Happy Birthday Bulldozer

 
Happy Birthday Bulldozer

by Laura McMahon
December 14, 2023
This month the bulldozer turns 100 years old. From its humble beginnings as an attachment on a farm tractor, the bulldozer has become a sophisticated machine with hydraulics and GPS technology, sound systems and air conditioning, and has revolutionized the construction industry.

While there is debate around the actual inventor, it is widely accepted that Kansas framer James Cummings and draftsman J. Earl McLeod created the first bulldozer - a scraper blade with pivoting arms attached to the sides of a tractor - in 1923. Farmers used these to clear dirt and smooth earth for planting fields.
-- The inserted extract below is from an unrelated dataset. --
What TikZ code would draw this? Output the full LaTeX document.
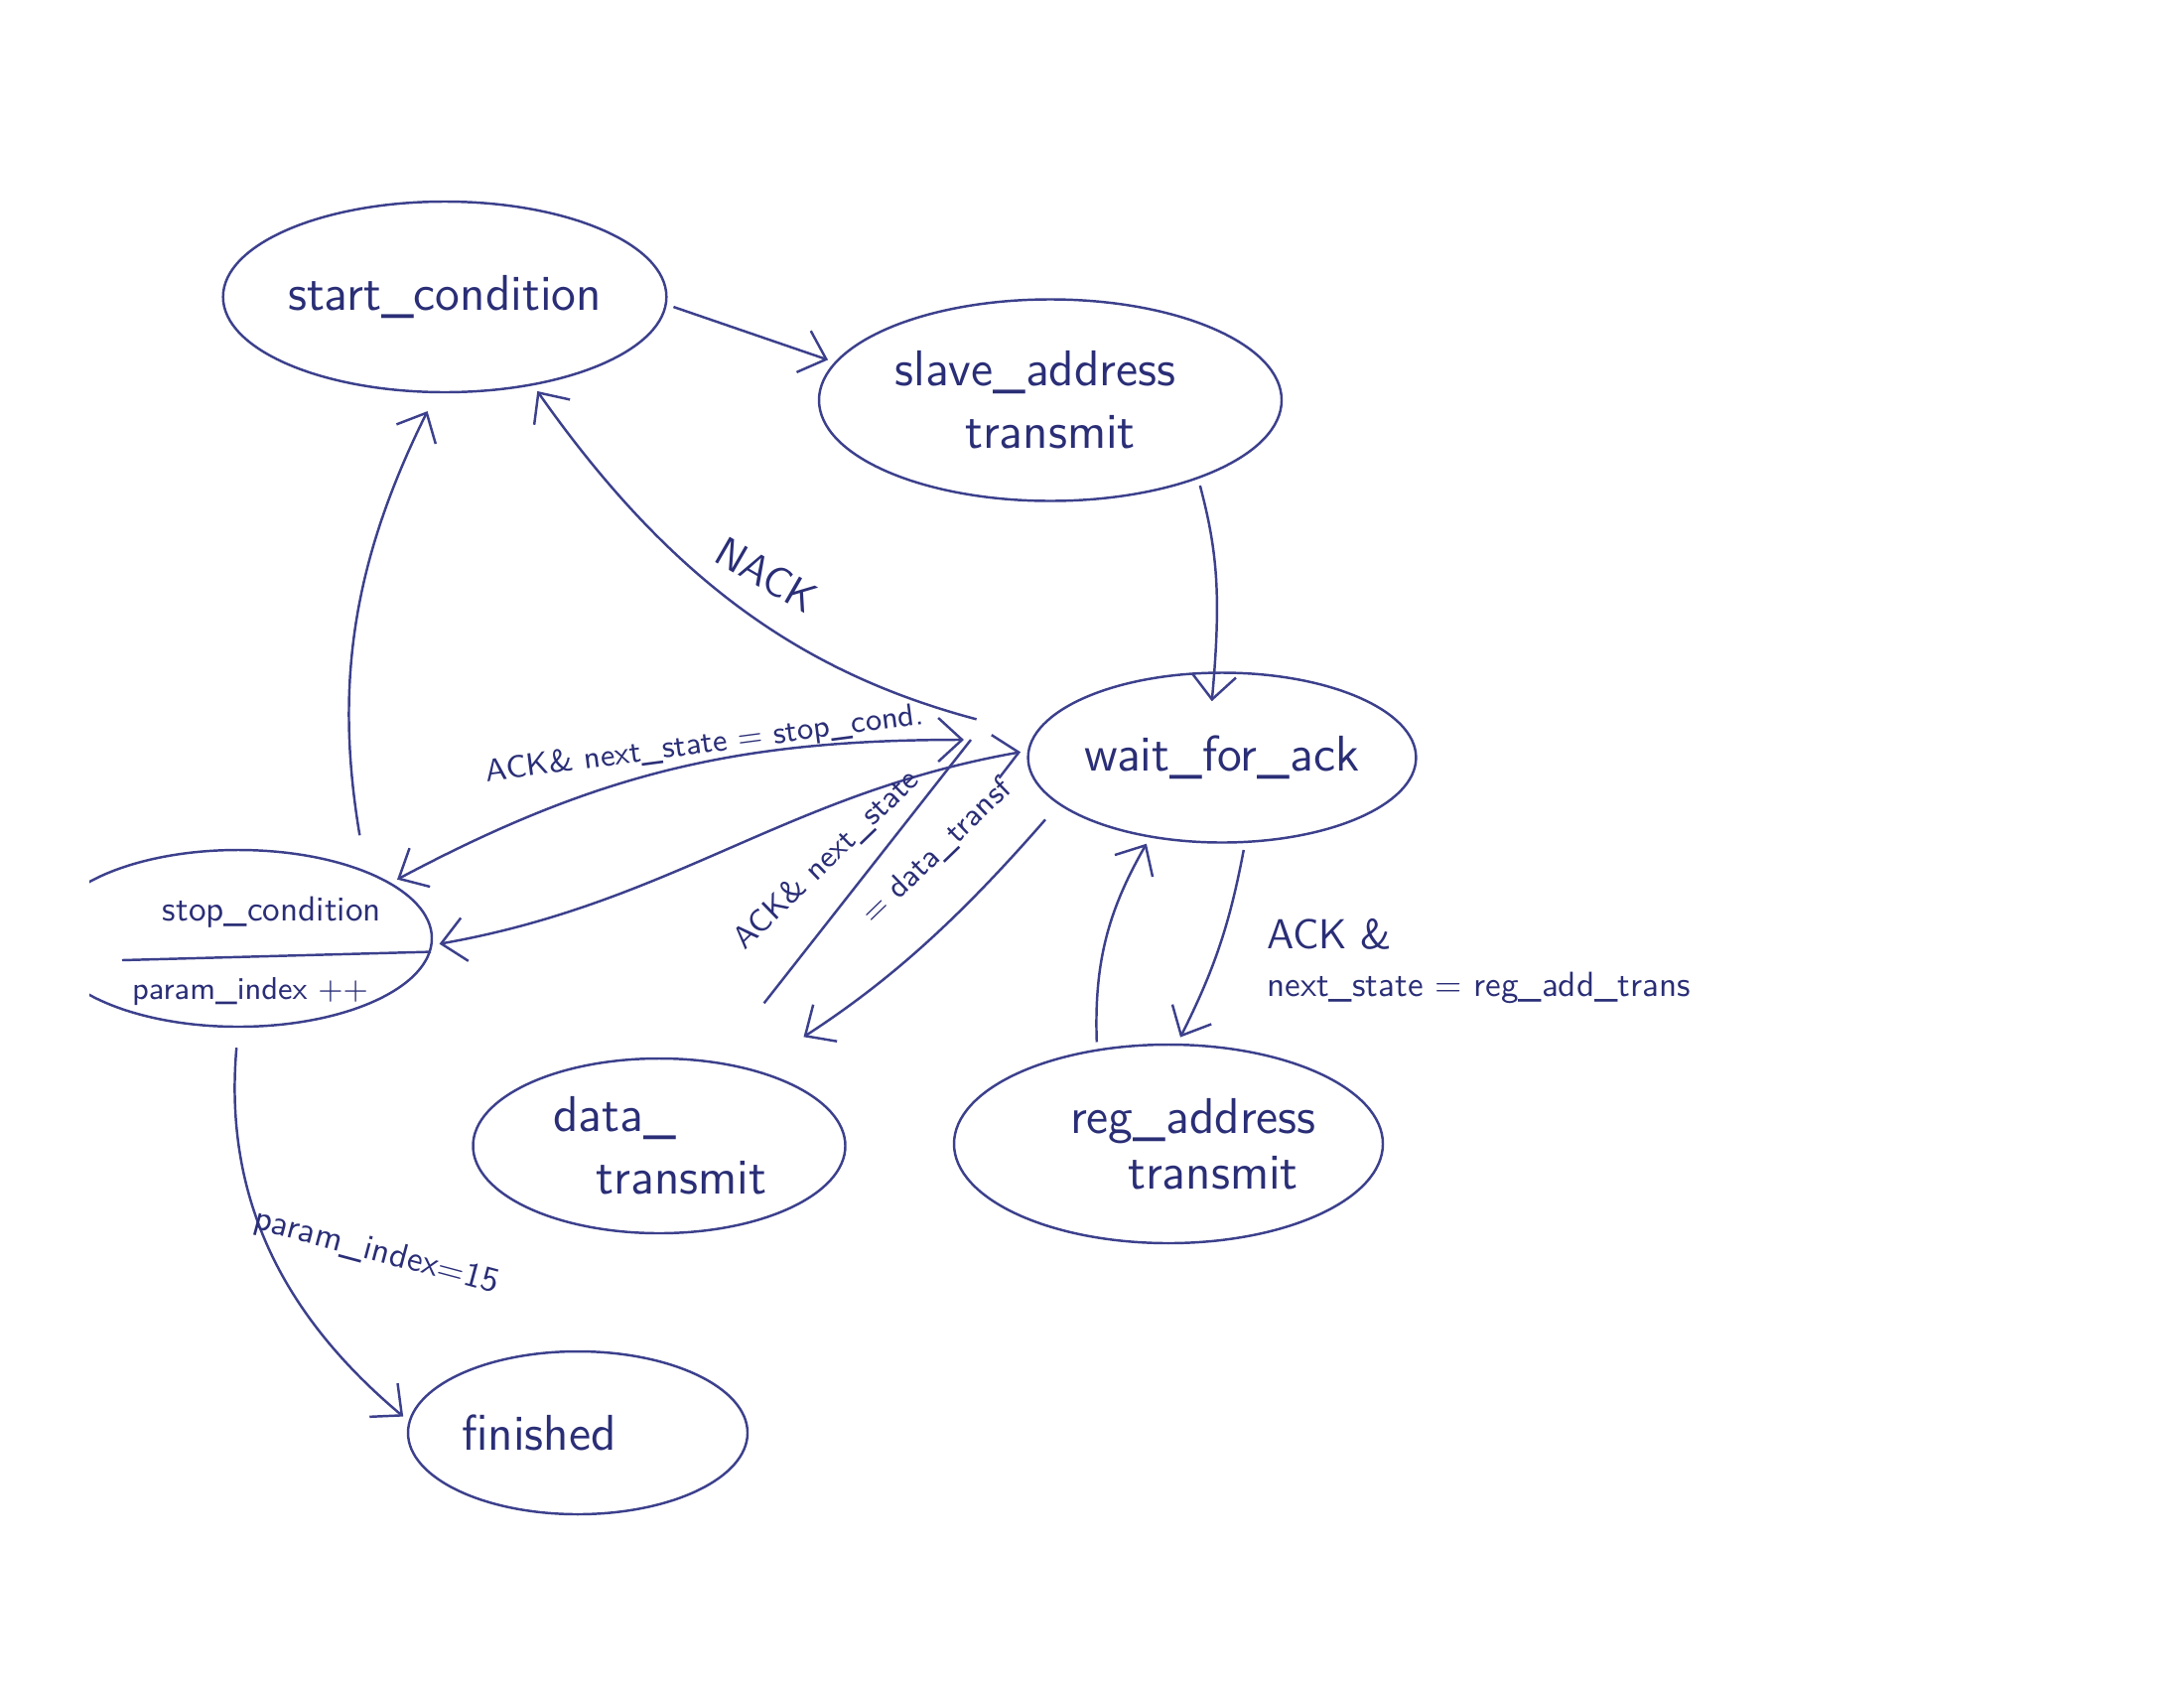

According to Mary Herring’s Farm Equipment Value Guides, the bulldozer “came about because Cummings had won a contract to backfill a pipeline trench”, thus beginning the equipment’s introduction to construction.
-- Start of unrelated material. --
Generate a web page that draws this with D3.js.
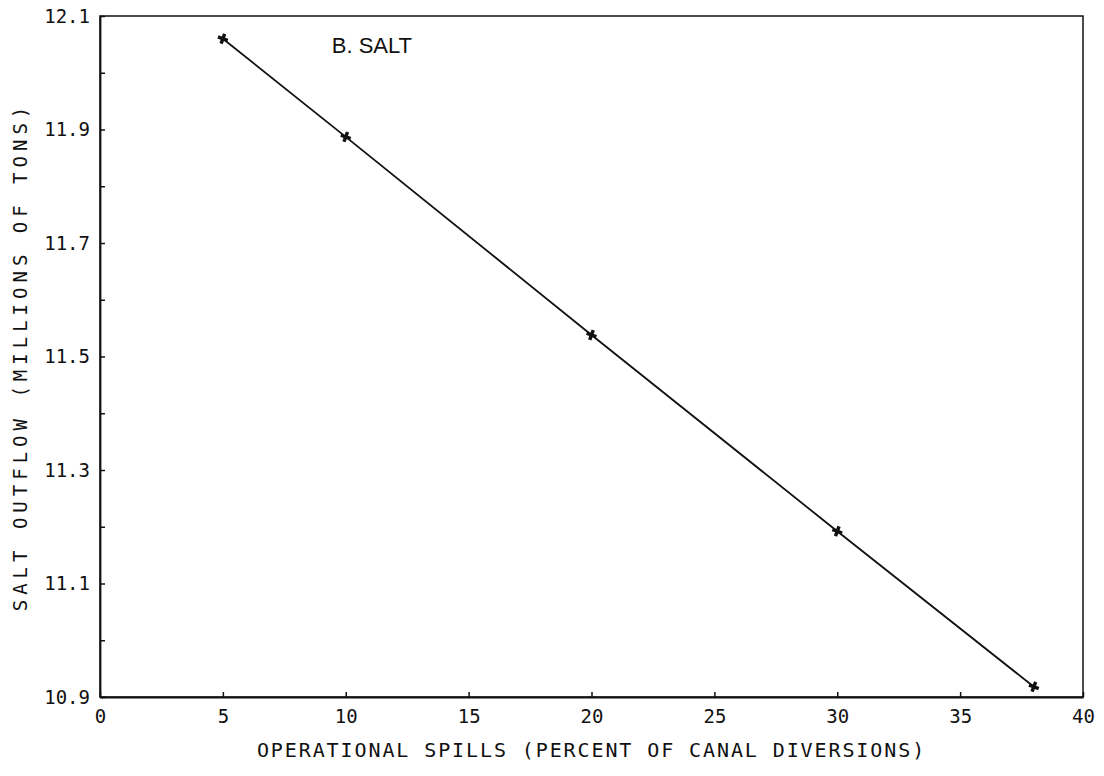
<!DOCTYPE html>
<html>
<head>
<meta charset="utf-8">
<script src="https://cdn.jsdelivr.net/npm/d3@7"></script>
<style>
  html, body { margin: 0; padding: 0; background: #fff; }
  svg { display: block; }
</style>
</head>
<body>
<svg id="chart" width="1104" height="776"></svg>
<script>
// ---- data ----
const spills = [5, 10, 20, 30, 38];
const saltOutflow = [12.06, 11.887, 11.538, 11.192, 10.918];
const xTicks = [0, 5, 10, 15, 20, 25, 30, 35, 40];
const yTicks = [10.9, 11.0, 11.1, 11.2, 11.3, 11.4, 11.5, 11.6, 11.7, 11.8, 11.9, 12.0, 12.1];
const yLabelTicks = [10.9, 11.1, 11.3, 11.5, 11.7, 11.9, 12.1];
const title = "B. SALT";
const xTitle = "OPERATIONAL SPILLS (PERCENT OF CANAL DIVERSIONS)";
const yTitle = "SALT OUTFLOW (MILLIONS OF TONS)";

const svg = d3.select("#chart");
const m = { left: 100, top: 16, right: 1083, bottom: 697 };
const x = d3.scaleLinear().domain([0, 40]).range([m.left, m.right]);
const y = d3.scaleLinear().domain([10.9, 12.1]).range([m.bottom, m.top]);

const mono = "'DejaVu Sans Mono', 'Liberation Mono', monospace";
const ink = "#111";

// frame
svg.append("rect")
  .attr("x", m.left).attr("y", m.top)
  .attr("width", m.right - m.left).attr("height", m.bottom - m.top)
  .attr("fill", "none").attr("stroke", ink).attr("stroke-width", 1.5);

// x axis
const xAxis = d3.axisBottom(x).tickValues(xTicks).tickSizeInner(-5).tickSizeOuter(0)
  .tickPadding(13).tickFormat(d3.format("d"));
const gx = svg.append("g").attr("transform", `translate(0,${m.bottom})`).call(xAxis);
gx.select(".domain").attr("stroke", ink).attr("stroke-width", 1.8);
gx.selectAll(".tick line").attr("stroke", ink).attr("stroke-width", 1.5);
gx.selectAll(".tick text").attr("font-family", mono).attr("font-size", 19).attr("fill", ink);

// y axis
const yAxis = d3.axisLeft(y).tickValues(yTicks).tickSizeInner(-5).tickSizeOuter(0)
  .tickPadding(10)
  .tickFormat(d => yLabelTicks.some(v => Math.abs(v - d) < 1e-9) ? d3.format(".1f")(d) : "");
const gy = svg.append("g").attr("transform", `translate(${m.left},0)`).call(yAxis);
gy.select(".domain").attr("stroke", ink).attr("stroke-width", 1.8);
gy.selectAll(".tick line").attr("stroke", ink).attr("stroke-width", 1.5);
gy.selectAll(".tick text").attr("font-family", mono).attr("font-size", 19).attr("fill", ink);

// line
const pts = spills.map((d, i) => [d, saltOutflow[i]]);
svg.append("path")
  .datum(pts)
  .attr("fill", "none").attr("stroke", ink).attr("stroke-width", 1.8)
  .attr("d", d3.line().x(d => x(d[0])).y(d => y(d[1])));

// markers (asterisk-like)
const star = d3.symbol().type(d3.symbolCross).size(60);
svg.selectAll(".mk").data(pts).enter().append("path")
  .attr("class", "mk")
  .attr("transform", d => `translate(${x(d[0])},${y(d[1])}) rotate(20)`)
  .attr("d", star).attr("fill", ink);

// panel title
svg.append("text")
  .attr("x", x(9.43)).attr("y", 53)
  .attr("font-family", "'Liberation Sans', Arial, sans-serif")
  .attr("font-size", 22).attr("fill", ink)
  .text(title);

// axis titles
svg.append("text")
  .attr("x", (m.left + m.right) / 2).attr("y", 757)
  .attr("text-anchor", "middle")
  .attr("font-family", mono).attr("font-size", 20)
  .attr("letter-spacing", 1.9)
  .attr("fill", ink)
  .text(xTitle);

svg.append("text")
  .attr("transform", `translate(27,${(m.top + m.bottom) / 2}) rotate(-90)`)
  .attr("text-anchor", "middle")
  .attr("font-family", mono).attr("font-size", 19)
  .attr("letter-spacing", 5)
  .attr("fill", ink)
  .text(yTitle);
</script>
</body>
</html>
One of the first bulldozers to be produced commercially was by LaPlant-Choate Manufacturing Company of Cedar Rapids, Iowa, and it was used in the construction of the Dixie Highway in Kentucky. But it was the Caterpillar Tractor Company, formed in 1925, that dominated the bulldozer market as we know it today.

Fun fact: According to Mary Herring, the name Caterpillar was coined by a photographer who likened the rollers on the crawler tractor to a caterpillar.

From the Golden Gate Bridge to the Hoover Dam, the bulldozer has been instrumental in large scale construction projects. It was the star of the rapid growth of the 1950s, clearing space for the new suburban housing growth, extensive interstate highway system and urban renewal development. The combination of the rotating tracks that allow the bulldozer to traverse uneven terrain, the front blade that pushes with extraordinary power, and the ripper that breaks apart the ground, make it a vital component in building. Modern construction relies on the bulldozer’s versatility, strength, adaptations and attachments to enable a variety of projects.

In addition to construction, the bulldozer is also used in the military. It saw action in in World War 1, where the “beasts of burden” hauled “heavy artillery and other heavy loads around the front lines when no other vehicle could handle the muddy conditions,” explained by Herrings. During the Second World War, bulldozers constructed highways, runways and fortifications, and cleared bombed out roads.

The bulldozer has come a long way in the last 100 years, from fields to skyscrapers. It’s ability to move earth at an unprecedented pace and scale make it a vital component in construction. We, at SK, couldn’t build without it!